■ Set exercise
Write out the listing below without alteration, omitting its pictures.

----- Records supplied

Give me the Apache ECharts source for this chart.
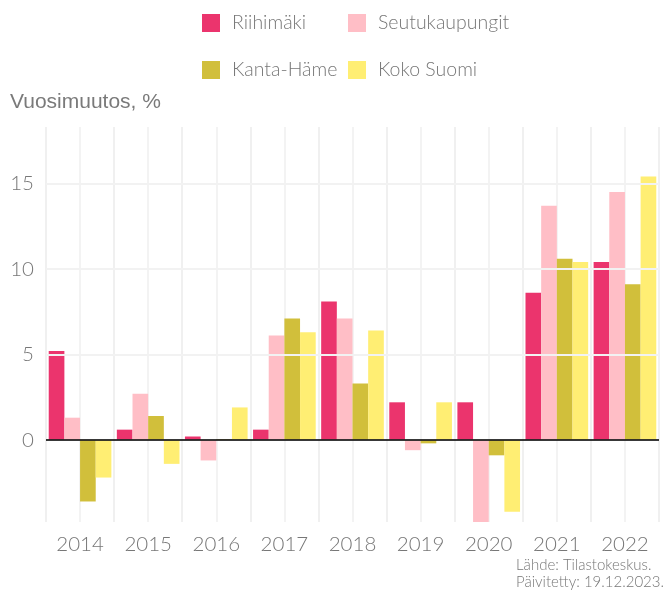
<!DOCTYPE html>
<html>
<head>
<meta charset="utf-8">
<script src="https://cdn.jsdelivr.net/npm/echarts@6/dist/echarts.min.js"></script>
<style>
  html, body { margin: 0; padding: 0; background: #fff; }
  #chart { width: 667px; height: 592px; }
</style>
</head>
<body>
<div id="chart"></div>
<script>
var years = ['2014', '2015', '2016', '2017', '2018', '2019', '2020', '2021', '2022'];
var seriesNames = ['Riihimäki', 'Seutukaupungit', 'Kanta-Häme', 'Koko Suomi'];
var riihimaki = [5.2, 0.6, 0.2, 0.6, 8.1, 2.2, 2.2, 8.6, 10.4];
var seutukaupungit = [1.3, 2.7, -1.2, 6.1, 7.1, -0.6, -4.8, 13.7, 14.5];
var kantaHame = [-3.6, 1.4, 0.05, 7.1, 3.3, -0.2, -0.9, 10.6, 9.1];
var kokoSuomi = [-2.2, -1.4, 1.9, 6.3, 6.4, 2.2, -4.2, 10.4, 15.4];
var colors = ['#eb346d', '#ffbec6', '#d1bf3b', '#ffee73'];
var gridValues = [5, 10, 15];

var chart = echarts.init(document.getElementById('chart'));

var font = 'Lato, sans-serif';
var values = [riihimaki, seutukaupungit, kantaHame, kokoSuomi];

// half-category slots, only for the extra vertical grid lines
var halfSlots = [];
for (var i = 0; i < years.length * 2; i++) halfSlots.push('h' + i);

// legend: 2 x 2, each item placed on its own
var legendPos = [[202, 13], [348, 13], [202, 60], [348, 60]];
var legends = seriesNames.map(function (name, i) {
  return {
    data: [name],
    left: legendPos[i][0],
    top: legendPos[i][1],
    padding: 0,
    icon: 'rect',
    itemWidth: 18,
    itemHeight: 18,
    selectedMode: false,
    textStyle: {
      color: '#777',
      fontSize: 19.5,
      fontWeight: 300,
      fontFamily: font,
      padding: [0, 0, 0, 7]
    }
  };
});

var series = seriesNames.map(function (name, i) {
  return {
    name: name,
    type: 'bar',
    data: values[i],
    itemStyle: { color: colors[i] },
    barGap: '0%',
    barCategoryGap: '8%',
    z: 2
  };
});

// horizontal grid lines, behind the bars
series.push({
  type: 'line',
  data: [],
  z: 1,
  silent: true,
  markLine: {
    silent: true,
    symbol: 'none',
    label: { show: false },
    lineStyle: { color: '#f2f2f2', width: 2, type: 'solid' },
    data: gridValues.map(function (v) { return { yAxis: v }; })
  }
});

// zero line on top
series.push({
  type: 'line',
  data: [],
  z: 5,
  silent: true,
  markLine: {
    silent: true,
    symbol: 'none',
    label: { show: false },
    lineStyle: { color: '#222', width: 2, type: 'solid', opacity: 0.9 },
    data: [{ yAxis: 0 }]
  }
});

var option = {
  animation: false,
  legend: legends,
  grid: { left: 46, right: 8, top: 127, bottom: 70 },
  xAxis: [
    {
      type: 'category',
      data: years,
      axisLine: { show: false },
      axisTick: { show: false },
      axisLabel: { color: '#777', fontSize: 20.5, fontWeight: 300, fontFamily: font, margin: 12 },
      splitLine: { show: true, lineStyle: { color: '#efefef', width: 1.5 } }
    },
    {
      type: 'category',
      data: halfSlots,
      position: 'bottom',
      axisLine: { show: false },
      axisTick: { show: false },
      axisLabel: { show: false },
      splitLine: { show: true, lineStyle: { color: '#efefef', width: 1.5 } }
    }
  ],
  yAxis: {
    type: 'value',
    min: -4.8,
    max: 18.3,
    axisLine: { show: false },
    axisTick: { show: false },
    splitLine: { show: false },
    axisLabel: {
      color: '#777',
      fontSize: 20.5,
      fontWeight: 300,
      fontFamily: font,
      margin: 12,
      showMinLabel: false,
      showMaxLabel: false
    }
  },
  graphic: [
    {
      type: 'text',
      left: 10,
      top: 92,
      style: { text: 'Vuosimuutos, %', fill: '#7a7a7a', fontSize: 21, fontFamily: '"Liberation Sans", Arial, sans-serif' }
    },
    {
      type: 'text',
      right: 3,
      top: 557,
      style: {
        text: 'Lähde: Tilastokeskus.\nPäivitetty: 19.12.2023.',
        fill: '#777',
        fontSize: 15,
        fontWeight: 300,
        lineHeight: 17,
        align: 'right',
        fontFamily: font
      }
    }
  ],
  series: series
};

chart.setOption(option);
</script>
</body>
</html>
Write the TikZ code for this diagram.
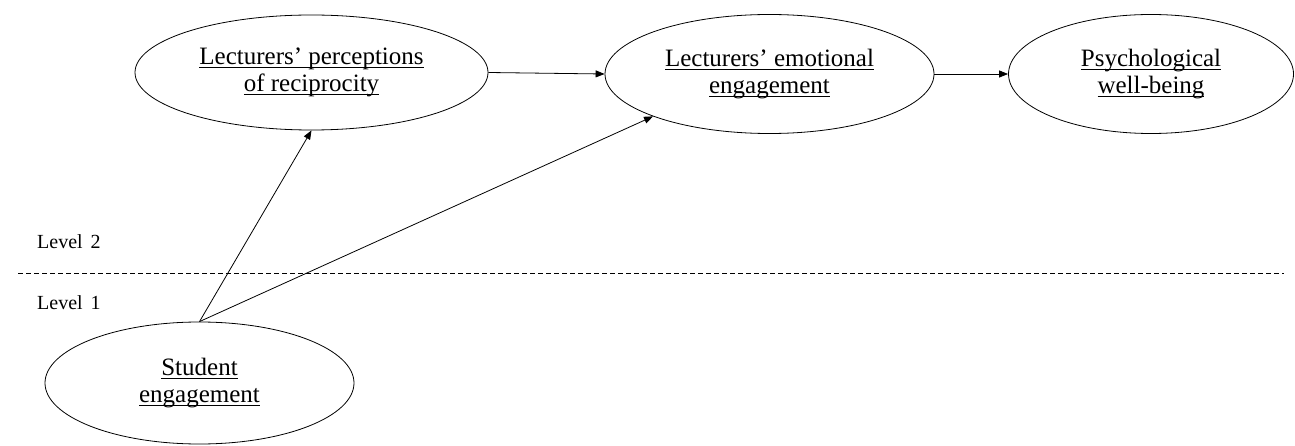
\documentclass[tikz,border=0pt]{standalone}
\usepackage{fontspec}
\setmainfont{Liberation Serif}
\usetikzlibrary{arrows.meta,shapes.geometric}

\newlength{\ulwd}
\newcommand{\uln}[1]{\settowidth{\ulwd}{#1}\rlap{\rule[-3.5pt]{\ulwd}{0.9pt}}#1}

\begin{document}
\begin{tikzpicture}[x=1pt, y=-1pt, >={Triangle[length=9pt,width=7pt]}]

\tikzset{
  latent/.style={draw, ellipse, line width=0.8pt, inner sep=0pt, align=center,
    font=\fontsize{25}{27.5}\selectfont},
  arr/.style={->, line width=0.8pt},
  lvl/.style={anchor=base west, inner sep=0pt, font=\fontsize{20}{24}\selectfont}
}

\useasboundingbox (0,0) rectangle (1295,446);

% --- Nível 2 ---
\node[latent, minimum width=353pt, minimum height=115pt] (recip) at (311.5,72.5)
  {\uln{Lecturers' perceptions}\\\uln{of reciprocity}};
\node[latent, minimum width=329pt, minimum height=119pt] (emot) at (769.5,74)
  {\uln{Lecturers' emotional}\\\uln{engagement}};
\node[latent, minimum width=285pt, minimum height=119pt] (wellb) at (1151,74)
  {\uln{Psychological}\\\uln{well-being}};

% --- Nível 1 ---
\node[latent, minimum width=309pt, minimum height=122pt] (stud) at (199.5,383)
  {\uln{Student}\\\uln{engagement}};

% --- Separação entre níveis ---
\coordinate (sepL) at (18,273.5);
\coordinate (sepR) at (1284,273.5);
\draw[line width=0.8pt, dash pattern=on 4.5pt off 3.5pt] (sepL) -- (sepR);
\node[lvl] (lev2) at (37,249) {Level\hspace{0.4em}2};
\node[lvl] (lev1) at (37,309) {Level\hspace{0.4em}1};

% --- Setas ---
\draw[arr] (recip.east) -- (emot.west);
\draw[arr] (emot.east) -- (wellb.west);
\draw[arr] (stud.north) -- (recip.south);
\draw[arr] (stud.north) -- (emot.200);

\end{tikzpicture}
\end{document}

----------

■ Task output
Give me the Apache ECharts source for this chart.
<!DOCTYPE html>
<html>
<head>
<meta charset="utf-8">
<script src="https://cdn.jsdelivr.net/npm/echarts@6/dist/echarts.min.js"></script>
<style>
  html, body { margin: 0; padding: 0; background: #fff; }
  #chart { width: 667px; height: 592px; }
</style>
</head>
<body>
<div id="chart"></div>
<script>
var years = ['2014', '2015', '2016', '2017', '2018', '2019', '2020', '2021', '2022'];
var seriesNames = ['Riihimäki', 'Seutukaupungit', 'Kanta-Häme', 'Koko Suomi'];
var riihimaki = [5.2, 0.6, 0.2, 0.6, 8.1, 2.2, 2.2, 8.6, 10.4];
var seutukaupungit = [1.3, 2.7, -1.2, 6.1, 7.1, -0.6, -4.8, 13.7, 14.5];
var kantaHame = [-3.6, 1.4, 0.05, 7.1, 3.3, -0.2, -0.9, 10.6, 9.1];
var kokoSuomi = [-2.2, -1.4, 1.9, 6.3, 6.4, 2.2, -4.2, 10.4, 15.4];
var colors = ['#eb346d', '#ffbec6', '#d1bf3b', '#ffee73'];
var gridValues = [5, 10, 15];

var chart = echarts.init(document.getElementById('chart'));

var font = 'Lato, sans-serif';
var values = [riihimaki, seutukaupungit, kantaHame, kokoSuomi];

// half-category slots, only for the extra vertical grid lines
var halfSlots = [];
for (var i = 0; i < years.length * 2; i++) halfSlots.push('h' + i);

// legend: 2 x 2, each item placed on its own
var legendPos = [[202, 13], [348, 13], [202, 60], [348, 60]];
var legends = seriesNames.map(function (name, i) {
  return {
    data: [name],
    left: legendPos[i][0],
    top: legendPos[i][1],
    padding: 0,
    icon: 'rect',
    itemWidth: 18,
    itemHeight: 18,
    selectedMode: false,
    textStyle: {
      color: '#777',
      fontSize: 19.5,
      fontWeight: 300,
      fontFamily: font,
      padding: [0, 0, 0, 7]
    }
  };
});

var series = seriesNames.map(function (name, i) {
  return {
    name: name,
    type: 'bar',
    data: values[i],
    itemStyle: { color: colors[i] },
    barGap: '0%',
    barCategoryGap: '8%',
    z: 2
  };
});

// horizontal grid lines, behind the bars
series.push({
  type: 'line',
  data: [],
  z: 1,
  silent: true,
  markLine: {
    silent: true,
    symbol: 'none',
    label: { show: false },
    lineStyle: { color: '#f2f2f2', width: 2, type: 'solid' },
    data: gridValues.map(function (v) { return { yAxis: v }; })
  }
});

// zero line on top
series.push({
  type: 'line',
  data: [],
  z: 5,
  silent: true,
  markLine: {
    silent: true,
    symbol: 'none',
    label: { show: false },
    lineStyle: { color: '#222', width: 2, type: 'solid', opacity: 0.9 },
    data: [{ yAxis: 0 }]
  }
});

var option = {
  animation: false,
  legend: legends,
  grid: { left: 46, right: 8, top: 127, bottom: 70 },
  xAxis: [
    {
      type: 'category',
      data: years,
      axisLine: { show: false },
      axisTick: { show: false },
      axisLabel: { color: '#777', fontSize: 20.5, fontWeight: 300, fontFamily: font, margin: 12 },
      splitLine: { show: true, lineStyle: { color: '#efefef', width: 1.5 } }
    },
    {
      type: 'category',
      data: halfSlots,
      position: 'bottom',
      axisLine: { show: false },
      axisTick: { show: false },
      axisLabel: { show: false },
      splitLine: { show: true, lineStyle: { color: '#efefef', width: 1.5 } }
    }
  ],
  yAxis: {
    type: 'value',
    min: -4.8,
    max: 18.3,
    axisLine: { show: false },
    axisTick: { show: false },
    splitLine: { show: false },
    axisLabel: {
      color: '#777',
      fontSize: 20.5,
      fontWeight: 300,
      fontFamily: font,
      margin: 12,
      showMinLabel: false,
      showMaxLabel: false
    }
  },
  graphic: [
    {
      type: 'text',
      left: 10,
      top: 92,
      style: { text: 'Vuosimuutos, %', fill: '#7a7a7a', fontSize: 21, fontFamily: '"Liberation Sans", Arial, sans-serif' }
    },
    {
      type: 'text',
      right: 3,
      top: 557,
      style: {
        text: 'Lähde: Tilastokeskus.\nPäivitetty: 19.12.2023.',
        fill: '#777',
        fontSize: 15,
        fontWeight: 300,
        lineHeight: 17,
        align: 'right',
        fontFamily: font
      }
    }
  ],
  series: series
};

chart.setOption(option);
</script>
</body>
</html>
Write the TikZ code for this diagram.
\documentclass[tikz,border=0pt]{standalone}
\usepackage{fontspec}
\setmainfont{Liberation Serif}
\usetikzlibrary{arrows.meta,shapes.geometric}

\newlength{\ulwd}
\newcommand{\uln}[1]{\settowidth{\ulwd}{#1}\rlap{\rule[-3.5pt]{\ulwd}{0.9pt}}#1}

\begin{document}
\begin{tikzpicture}[x=1pt, y=-1pt, >={Triangle[length=9pt,width=7pt]}]

\tikzset{
  latent/.style={draw, ellipse, line width=0.8pt, inner sep=0pt, align=center,
    font=\fontsize{25}{27.5}\selectfont},
  arr/.style={->, line width=0.8pt},
  lvl/.style={anchor=base west, inner sep=0pt, font=\fontsize{20}{24}\selectfont}
}

\useasboundingbox (0,0) rectangle (1295,446);

% --- Nível 2 ---
\node[latent, minimum width=353pt, minimum height=115pt] (recip) at (311.5,72.5)
  {\uln{Lecturers' perceptions}\\\uln{of reciprocity}};
\node[latent, minimum width=329pt, minimum height=119pt] (emot) at (769.5,74)
  {\uln{Lecturers' emotional}\\\uln{engagement}};
\node[latent, minimum width=285pt, minimum height=119pt] (wellb) at (1151,74)
  {\uln{Psychological}\\\uln{well-being}};

% --- Nível 1 ---
\node[latent, minimum width=309pt, minimum height=122pt] (stud) at (199.5,383)
  {\uln{Student}\\\uln{engagement}};

% --- Separação entre níveis ---
\coordinate (sepL) at (18,273.5);
\coordinate (sepR) at (1284,273.5);
\draw[line width=0.8pt, dash pattern=on 4.5pt off 3.5pt] (sepL) -- (sepR);
\node[lvl] (lev2) at (37,249) {Level\hspace{0.4em}2};
\node[lvl] (lev1) at (37,309) {Level\hspace{0.4em}1};

% --- Setas ---
\draw[arr] (recip.east) -- (emot.west);
\draw[arr] (emot.east) -- (wellb.west);
\draw[arr] (stud.north) -- (recip.south);
\draw[arr] (stud.north) -- (emot.200);

\end{tikzpicture}
\end{document}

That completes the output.